1. Field of the Invention
This invention relates to processes for recovering oil from a reservoir by the injection of miscible drive fluid into the reservoir from longitudinally spaced injection wells. More particularly it relates to the recovery of oil from subterranean reservoirs having strata of differing permeabilities by utilizing a miscible drive fluid selected to have a density such that the drive fluid tends to be forced by gravity into the strata having the lowest permeability.
2. Prior Art
In most oil recovery processes, wells are drilled to subterranean formations containing the oil, and after the formation is thus penetrated, the oil is forced from the petroleum-bearing formation, or reservoir, to a wellbore as a result of the natural gas pressure or hydraulic force within the reservoir, thence to the surface of the earth also by natural pressure or by the use of pumps. Over a period of time, for example, after a substantial volume of oil or gas has been removed from the formation, the natural forces which had been initially driving the oil to the wellbore gradually decrease, sometimes causing the natural flow of oil to stop. However, in most such instances, more oil remains in the reservoir after its initial natural producing energy has declined or stopped than has been recovered from the reservoir. Rather than allow this oil to remain in the ground, it is common to initiate secondary recovery methods like waterflooding, or even tertiary recovery methods to assist in the recovery of the remaining oil. Among these enhanced oil recovery methods are those which have been termed "miscible drive" methods.
In miscible drive methods, a fluid phase is injected into the reservoir and passed through its subterranean formations, more or less horizontally from an input well to one or more output wells. For example, it is well known to inject a fluid which is miscible with oil into a reservoir, and then to inject a driving gas into the reservoir to move both the miscible fluid and the oil towards an output well. In U.S. Pat. No. 3,047,063, it is taught that where an oil reservoir includes zones of different permeability, the oil can be uniformly removed from the different permeability strata by the steps of injecting water into the reservoir, which water is preferentially absorbed into the more permeable zones, followed by injection of an oil miscible fluid, which is in turn followed by the injection of a driving gas which gas is miscible with the miscible fluid phase. The water absorbed into the permeable zone slows the rate of advance of the miscible fluid and driving gas in the more permeable zones, so that the rate of advance is substantially the same in both the more permeable and the less permeable strata. It is thus seen that this recovery method requires three separate injections of different fluids and gases into the well, and for some situations, if too great a pressure is applied, the gas will liquify and reduce or lose its driving force. In other systems, such as in U.S. Pat. No. 3,363,684, it is taught that in secondary recovery it is useful to inject water substantially more dense than the crude oil below the oil-water interface. Thus, for example, injecting dense salt water displaces and floats the less dense crude oil upwards out of a production well. It has been found in practice that this technique leaves a great amount of oil behind due to the fact that salt water is not miscible with oil.

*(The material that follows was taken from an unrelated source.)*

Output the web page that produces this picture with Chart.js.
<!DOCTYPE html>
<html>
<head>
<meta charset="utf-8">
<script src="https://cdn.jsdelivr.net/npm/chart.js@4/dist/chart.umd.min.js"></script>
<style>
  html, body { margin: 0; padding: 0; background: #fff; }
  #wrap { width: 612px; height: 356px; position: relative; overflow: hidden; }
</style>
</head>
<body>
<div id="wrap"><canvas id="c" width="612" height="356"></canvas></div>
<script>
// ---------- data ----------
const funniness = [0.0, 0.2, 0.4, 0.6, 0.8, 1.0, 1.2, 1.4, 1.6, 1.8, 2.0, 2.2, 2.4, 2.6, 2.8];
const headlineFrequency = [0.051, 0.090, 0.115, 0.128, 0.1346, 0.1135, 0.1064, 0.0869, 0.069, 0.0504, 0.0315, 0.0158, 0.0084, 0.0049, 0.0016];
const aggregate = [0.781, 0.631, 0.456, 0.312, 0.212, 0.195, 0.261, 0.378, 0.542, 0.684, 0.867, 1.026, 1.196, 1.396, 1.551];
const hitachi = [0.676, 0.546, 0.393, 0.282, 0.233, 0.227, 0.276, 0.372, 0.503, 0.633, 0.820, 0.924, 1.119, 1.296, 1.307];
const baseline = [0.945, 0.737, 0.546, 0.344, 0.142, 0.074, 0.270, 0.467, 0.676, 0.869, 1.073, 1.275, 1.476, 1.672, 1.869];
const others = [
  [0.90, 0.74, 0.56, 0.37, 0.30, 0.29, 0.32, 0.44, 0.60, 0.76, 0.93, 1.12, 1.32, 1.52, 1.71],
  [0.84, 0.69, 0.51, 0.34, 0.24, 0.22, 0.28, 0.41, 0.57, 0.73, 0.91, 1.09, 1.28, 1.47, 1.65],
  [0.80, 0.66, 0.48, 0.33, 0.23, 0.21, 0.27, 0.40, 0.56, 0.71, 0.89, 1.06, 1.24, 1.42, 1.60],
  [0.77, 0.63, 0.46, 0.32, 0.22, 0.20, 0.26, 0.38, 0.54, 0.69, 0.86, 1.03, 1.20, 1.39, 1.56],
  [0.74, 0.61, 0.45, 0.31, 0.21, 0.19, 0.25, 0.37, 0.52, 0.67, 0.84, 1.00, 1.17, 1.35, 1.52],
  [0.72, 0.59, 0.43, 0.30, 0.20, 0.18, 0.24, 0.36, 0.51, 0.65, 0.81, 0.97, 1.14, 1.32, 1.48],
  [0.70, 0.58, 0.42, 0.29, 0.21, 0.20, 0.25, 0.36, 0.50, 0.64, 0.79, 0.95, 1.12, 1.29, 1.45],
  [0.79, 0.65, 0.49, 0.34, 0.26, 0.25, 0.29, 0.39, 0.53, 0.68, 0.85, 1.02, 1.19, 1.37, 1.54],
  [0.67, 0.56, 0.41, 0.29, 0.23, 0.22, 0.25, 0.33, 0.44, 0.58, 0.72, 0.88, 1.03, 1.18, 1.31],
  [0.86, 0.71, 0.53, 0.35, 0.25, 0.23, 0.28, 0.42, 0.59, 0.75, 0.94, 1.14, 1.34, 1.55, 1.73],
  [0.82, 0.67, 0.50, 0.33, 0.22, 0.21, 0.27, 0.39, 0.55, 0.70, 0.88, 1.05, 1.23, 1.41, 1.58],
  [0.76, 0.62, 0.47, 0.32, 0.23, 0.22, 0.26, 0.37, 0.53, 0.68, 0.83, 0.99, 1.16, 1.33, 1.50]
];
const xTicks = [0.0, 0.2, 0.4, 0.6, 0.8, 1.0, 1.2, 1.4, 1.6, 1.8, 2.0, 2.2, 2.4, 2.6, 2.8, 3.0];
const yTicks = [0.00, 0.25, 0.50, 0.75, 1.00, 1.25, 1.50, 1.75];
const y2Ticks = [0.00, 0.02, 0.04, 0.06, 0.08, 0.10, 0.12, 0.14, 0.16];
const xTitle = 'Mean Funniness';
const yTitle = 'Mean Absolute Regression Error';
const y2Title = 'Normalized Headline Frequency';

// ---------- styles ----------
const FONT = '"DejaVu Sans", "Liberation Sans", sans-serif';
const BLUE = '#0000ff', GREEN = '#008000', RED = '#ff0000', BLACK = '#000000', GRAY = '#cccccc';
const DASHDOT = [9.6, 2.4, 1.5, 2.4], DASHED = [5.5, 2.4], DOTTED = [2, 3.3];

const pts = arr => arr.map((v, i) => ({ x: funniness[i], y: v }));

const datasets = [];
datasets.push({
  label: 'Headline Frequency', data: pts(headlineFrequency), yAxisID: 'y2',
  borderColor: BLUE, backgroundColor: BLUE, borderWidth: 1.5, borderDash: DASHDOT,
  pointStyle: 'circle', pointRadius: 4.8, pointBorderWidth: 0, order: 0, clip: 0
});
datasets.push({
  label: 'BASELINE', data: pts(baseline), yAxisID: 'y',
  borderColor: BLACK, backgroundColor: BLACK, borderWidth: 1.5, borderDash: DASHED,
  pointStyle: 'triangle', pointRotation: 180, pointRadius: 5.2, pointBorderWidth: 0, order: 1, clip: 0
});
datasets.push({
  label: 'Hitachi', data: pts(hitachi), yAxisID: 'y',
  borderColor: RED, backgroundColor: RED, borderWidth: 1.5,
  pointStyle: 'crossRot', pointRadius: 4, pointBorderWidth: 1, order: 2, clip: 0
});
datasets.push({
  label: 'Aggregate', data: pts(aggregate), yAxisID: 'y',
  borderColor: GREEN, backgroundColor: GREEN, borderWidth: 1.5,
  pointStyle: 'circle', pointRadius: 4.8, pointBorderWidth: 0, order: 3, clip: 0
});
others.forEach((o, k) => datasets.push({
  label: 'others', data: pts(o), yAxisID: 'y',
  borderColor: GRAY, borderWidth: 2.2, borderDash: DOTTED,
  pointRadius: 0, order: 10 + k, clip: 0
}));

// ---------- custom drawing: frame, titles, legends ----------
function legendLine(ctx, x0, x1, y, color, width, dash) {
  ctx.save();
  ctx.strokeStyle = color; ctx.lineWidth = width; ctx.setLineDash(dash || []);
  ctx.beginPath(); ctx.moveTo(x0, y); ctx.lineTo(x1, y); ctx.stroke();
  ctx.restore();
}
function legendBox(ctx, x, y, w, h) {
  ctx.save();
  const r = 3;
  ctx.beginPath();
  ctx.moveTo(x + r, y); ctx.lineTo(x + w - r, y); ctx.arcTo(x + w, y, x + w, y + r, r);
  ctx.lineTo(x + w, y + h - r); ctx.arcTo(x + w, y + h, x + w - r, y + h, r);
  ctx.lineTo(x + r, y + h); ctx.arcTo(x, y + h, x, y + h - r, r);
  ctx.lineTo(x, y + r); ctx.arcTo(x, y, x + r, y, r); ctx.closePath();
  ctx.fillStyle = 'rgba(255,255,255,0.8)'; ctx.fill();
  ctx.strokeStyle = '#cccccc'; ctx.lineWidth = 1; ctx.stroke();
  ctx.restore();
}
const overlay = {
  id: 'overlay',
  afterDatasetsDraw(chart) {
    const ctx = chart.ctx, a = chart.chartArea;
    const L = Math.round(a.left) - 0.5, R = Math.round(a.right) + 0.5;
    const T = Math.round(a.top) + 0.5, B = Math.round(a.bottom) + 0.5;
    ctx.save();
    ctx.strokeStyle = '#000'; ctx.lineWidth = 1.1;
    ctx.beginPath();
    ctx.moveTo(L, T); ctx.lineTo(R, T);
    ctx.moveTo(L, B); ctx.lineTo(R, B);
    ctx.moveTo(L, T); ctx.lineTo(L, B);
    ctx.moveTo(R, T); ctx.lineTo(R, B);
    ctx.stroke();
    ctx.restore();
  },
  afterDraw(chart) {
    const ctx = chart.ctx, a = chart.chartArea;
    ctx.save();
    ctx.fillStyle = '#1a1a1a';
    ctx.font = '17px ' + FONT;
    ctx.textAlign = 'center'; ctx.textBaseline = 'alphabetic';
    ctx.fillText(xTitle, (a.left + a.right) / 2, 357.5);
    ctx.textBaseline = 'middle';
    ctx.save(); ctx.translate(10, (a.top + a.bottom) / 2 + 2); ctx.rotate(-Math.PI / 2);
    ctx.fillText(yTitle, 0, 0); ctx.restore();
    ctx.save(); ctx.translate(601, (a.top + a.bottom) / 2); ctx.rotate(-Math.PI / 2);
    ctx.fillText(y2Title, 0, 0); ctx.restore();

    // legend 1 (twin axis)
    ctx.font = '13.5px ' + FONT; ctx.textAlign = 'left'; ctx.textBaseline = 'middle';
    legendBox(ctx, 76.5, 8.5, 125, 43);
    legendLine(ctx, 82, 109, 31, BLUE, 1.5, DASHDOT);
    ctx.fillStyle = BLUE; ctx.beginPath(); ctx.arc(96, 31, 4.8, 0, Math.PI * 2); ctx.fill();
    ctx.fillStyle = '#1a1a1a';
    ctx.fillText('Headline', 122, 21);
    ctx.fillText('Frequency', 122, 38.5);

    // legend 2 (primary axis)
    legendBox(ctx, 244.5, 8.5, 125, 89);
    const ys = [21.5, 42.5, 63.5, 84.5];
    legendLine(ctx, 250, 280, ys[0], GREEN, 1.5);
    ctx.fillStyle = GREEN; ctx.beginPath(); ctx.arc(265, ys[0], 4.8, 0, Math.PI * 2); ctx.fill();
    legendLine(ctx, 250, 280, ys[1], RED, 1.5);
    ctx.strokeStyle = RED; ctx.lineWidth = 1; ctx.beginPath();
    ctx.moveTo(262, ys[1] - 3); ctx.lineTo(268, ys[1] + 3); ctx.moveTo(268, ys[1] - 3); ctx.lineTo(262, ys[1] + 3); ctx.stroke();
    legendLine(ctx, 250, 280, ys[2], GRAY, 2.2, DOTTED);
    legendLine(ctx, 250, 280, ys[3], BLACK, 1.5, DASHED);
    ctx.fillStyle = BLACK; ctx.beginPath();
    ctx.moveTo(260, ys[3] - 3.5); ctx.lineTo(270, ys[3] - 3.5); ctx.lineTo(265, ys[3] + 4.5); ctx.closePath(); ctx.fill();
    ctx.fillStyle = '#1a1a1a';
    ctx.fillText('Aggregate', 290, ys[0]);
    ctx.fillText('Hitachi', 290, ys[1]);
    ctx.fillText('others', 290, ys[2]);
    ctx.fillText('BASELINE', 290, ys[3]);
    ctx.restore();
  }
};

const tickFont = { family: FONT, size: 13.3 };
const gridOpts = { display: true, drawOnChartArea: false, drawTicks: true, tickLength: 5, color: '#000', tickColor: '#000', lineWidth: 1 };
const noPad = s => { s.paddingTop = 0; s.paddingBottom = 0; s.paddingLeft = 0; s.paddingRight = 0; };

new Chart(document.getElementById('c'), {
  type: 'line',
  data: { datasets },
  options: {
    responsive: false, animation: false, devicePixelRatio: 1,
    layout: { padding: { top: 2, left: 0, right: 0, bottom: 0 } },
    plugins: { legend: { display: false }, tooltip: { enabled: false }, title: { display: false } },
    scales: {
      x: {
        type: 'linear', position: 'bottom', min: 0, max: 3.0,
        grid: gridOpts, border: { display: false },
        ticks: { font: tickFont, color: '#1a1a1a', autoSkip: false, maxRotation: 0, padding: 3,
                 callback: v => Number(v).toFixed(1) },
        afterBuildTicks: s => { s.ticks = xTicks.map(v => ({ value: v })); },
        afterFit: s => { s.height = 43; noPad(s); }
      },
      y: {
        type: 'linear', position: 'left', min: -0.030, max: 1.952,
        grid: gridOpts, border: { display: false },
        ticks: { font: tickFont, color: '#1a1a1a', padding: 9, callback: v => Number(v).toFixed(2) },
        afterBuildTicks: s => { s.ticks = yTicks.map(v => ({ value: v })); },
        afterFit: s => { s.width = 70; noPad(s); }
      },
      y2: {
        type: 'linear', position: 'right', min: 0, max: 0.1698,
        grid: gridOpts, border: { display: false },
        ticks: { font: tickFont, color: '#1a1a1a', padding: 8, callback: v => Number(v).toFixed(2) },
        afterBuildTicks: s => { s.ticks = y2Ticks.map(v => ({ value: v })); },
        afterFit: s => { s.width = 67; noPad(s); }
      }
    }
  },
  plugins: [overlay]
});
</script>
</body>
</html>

In yet another system, U.S. Pat. No. 3,687,198, it is taught that when carbon dioxide is liquified under pressure, and injected into a reservoir near the oil-water contact under conditions of pressure and temperature such that the liquified carbon dioxide has a density greater than the reservoir oil, but less than encroaching aquifer water, the carbon dioxide is driven substantially upward through the reservoir by the aquifer or injected water. The carbon dioxide then miscibly displaces the oil, driving it to an output well from which it can be removed at the earth's surface. However, this process does not deal with the problems encountered when the reservoir strata includes different permeability materials. In yet another process, as taught in U.S. Pat. No. 3,661,208, carbon dioxide liquified under pressure is continuously injected into a reservoir and maintained at temperature and pressure conditions such that it substantially equals the density of the reservoir oil, thereby avoiding gravity segregation between itself and the oil, and thereby, theoretically, uniformly driving all of the reservoir oil before the miscible liquid carbon dioxide fluid. However, this system does not deal with those all too common situations in which strata of varying permeabilities are encountered within the reservoir. This latter situation results in the less-permeable strata being more or less bypassed by the injected pressurized fluid which seeks the path of least resistance through the more permeable strata, regardless of the fact that the fluid matches the density of the oil in both the permeable and non-permeable layers.

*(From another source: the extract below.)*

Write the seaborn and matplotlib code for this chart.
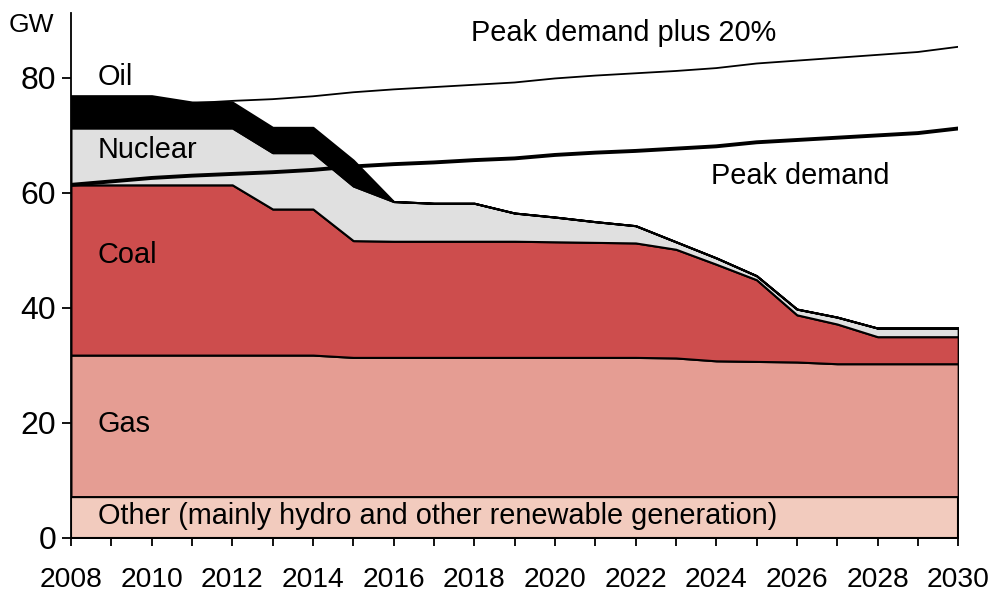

It is therefore seen, that while methods of extracting oil from a reservoir containing strata of varying permeability requiring multiple injections of fluid are known in the prior art, and that methods of injecting a single fluid of a density selected to match, and thereby to displace or drive oil, are also known in the prior art, none of the prior art techniques are suitable or useful for the efficient recovery of oil from a reservoir including strata of varying permeability by a process of injecting a single miscible drive fluid into a reservoir.